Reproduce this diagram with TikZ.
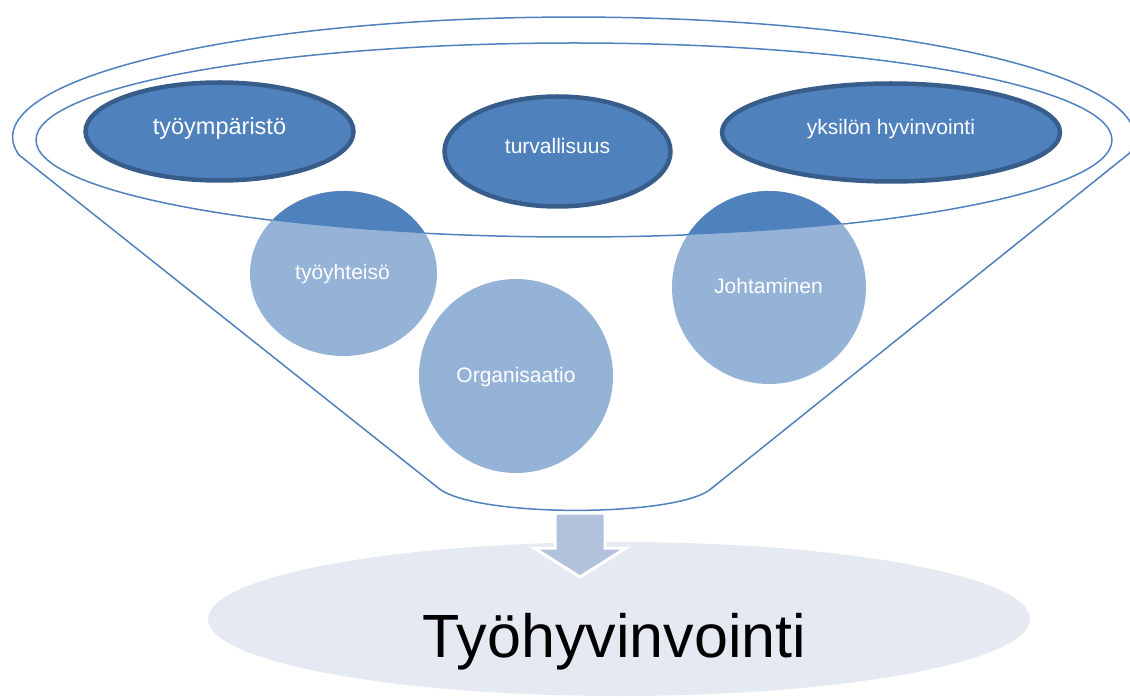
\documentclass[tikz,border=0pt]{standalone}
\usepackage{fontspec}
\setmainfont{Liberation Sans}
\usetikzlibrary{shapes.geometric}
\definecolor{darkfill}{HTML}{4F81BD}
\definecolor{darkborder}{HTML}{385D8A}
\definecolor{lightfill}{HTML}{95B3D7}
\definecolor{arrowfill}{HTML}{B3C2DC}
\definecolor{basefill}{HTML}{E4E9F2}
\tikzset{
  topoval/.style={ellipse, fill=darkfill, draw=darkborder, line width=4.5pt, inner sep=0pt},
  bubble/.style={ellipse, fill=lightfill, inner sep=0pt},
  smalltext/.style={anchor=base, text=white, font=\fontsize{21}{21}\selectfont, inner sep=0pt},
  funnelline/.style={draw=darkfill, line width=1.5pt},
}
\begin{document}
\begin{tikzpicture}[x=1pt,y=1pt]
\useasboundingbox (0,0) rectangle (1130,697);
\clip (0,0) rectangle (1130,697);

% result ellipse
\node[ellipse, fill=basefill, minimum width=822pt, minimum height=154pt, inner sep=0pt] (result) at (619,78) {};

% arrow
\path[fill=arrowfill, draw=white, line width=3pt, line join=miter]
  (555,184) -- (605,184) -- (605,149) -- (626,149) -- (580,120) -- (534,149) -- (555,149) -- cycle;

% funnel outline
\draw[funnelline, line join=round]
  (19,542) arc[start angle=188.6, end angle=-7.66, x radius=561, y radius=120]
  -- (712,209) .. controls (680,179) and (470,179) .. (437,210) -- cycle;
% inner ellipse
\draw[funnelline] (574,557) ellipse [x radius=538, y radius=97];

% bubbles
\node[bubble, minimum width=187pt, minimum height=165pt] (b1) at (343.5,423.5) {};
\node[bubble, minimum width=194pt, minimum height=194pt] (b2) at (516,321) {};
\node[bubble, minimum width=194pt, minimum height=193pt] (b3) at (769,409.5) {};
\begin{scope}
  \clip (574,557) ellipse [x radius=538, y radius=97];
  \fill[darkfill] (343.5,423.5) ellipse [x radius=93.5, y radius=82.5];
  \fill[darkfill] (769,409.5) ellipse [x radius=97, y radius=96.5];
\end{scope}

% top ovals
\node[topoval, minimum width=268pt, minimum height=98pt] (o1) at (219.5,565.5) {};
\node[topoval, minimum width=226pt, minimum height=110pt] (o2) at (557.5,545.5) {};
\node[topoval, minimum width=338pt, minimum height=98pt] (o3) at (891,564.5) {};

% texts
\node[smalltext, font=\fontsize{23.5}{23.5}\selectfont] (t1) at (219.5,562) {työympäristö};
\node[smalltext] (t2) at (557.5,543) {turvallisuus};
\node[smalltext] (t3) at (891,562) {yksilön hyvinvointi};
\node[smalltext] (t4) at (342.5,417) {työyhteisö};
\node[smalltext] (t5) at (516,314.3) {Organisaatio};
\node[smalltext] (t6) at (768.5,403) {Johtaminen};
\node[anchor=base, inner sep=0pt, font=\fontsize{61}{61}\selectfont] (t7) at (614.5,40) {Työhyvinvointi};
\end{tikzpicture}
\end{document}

□ □ □ □

§ What you should do:
Write out the whole listing again, exactly, with no pictures.

§ Finished task:
Reproduce this diagram with TikZ.
\documentclass[tikz,border=0pt]{standalone}
\usepackage{fontspec}
\setmainfont{Liberation Sans}
\usetikzlibrary{shapes.geometric}
\definecolor{darkfill}{HTML}{4F81BD}
\definecolor{darkborder}{HTML}{385D8A}
\definecolor{lightfill}{HTML}{95B3D7}
\definecolor{arrowfill}{HTML}{B3C2DC}
\definecolor{basefill}{HTML}{E4E9F2}
\tikzset{
  topoval/.style={ellipse, fill=darkfill, draw=darkborder, line width=4.5pt, inner sep=0pt},
  bubble/.style={ellipse, fill=lightfill, inner sep=0pt},
  smalltext/.style={anchor=base, text=white, font=\fontsize{21}{21}\selectfont, inner sep=0pt},
  funnelline/.style={draw=darkfill, line width=1.5pt},
}
\begin{document}
\begin{tikzpicture}[x=1pt,y=1pt]
\useasboundingbox (0,0) rectangle (1130,697);
\clip (0,0) rectangle (1130,697);

% result ellipse
\node[ellipse, fill=basefill, minimum width=822pt, minimum height=154pt, inner sep=0pt] (result) at (619,78) {};

% arrow
\path[fill=arrowfill, draw=white, line width=3pt, line join=miter]
  (555,184) -- (605,184) -- (605,149) -- (626,149) -- (580,120) -- (534,149) -- (555,149) -- cycle;

% funnel outline
\draw[funnelline, line join=round]
  (19,542) arc[start angle=188.6, end angle=-7.66, x radius=561, y radius=120]
  -- (712,209) .. controls (680,179) and (470,179) .. (437,210) -- cycle;
% inner ellipse
\draw[funnelline] (574,557) ellipse [x radius=538, y radius=97];

% bubbles
\node[bubble, minimum width=187pt, minimum height=165pt] (b1) at (343.5,423.5) {};
\node[bubble, minimum width=194pt, minimum height=194pt] (b2) at (516,321) {};
\node[bubble, minimum width=194pt, minimum height=193pt] (b3) at (769,409.5) {};
\begin{scope}
  \clip (574,557) ellipse [x radius=538, y radius=97];
  \fill[darkfill] (343.5,423.5) ellipse [x radius=93.5, y radius=82.5];
  \fill[darkfill] (769,409.5) ellipse [x radius=97, y radius=96.5];
\end{scope}

% top ovals
\node[topoval, minimum width=268pt, minimum height=98pt] (o1) at (219.5,565.5) {};
\node[topoval, minimum width=226pt, minimum height=110pt] (o2) at (557.5,545.5) {};
\node[topoval, minimum width=338pt, minimum height=98pt] (o3) at (891,564.5) {};

% texts
\node[smalltext, font=\fontsize{23.5}{23.5}\selectfont] (t1) at (219.5,562) {työympäristö};
\node[smalltext] (t2) at (557.5,543) {turvallisuus};
\node[smalltext] (t3) at (891,562) {yksilön hyvinvointi};
\node[smalltext] (t4) at (342.5,417) {työyhteisö};
\node[smalltext] (t5) at (516,314.3) {Organisaatio};
\node[smalltext] (t6) at (768.5,403) {Johtaminen};
\node[anchor=base, inner sep=0pt, font=\fontsize{61}{61}\selectfont] (t7) at (614.5,40) {Työhyvinvointi};
\end{tikzpicture}
\end{document}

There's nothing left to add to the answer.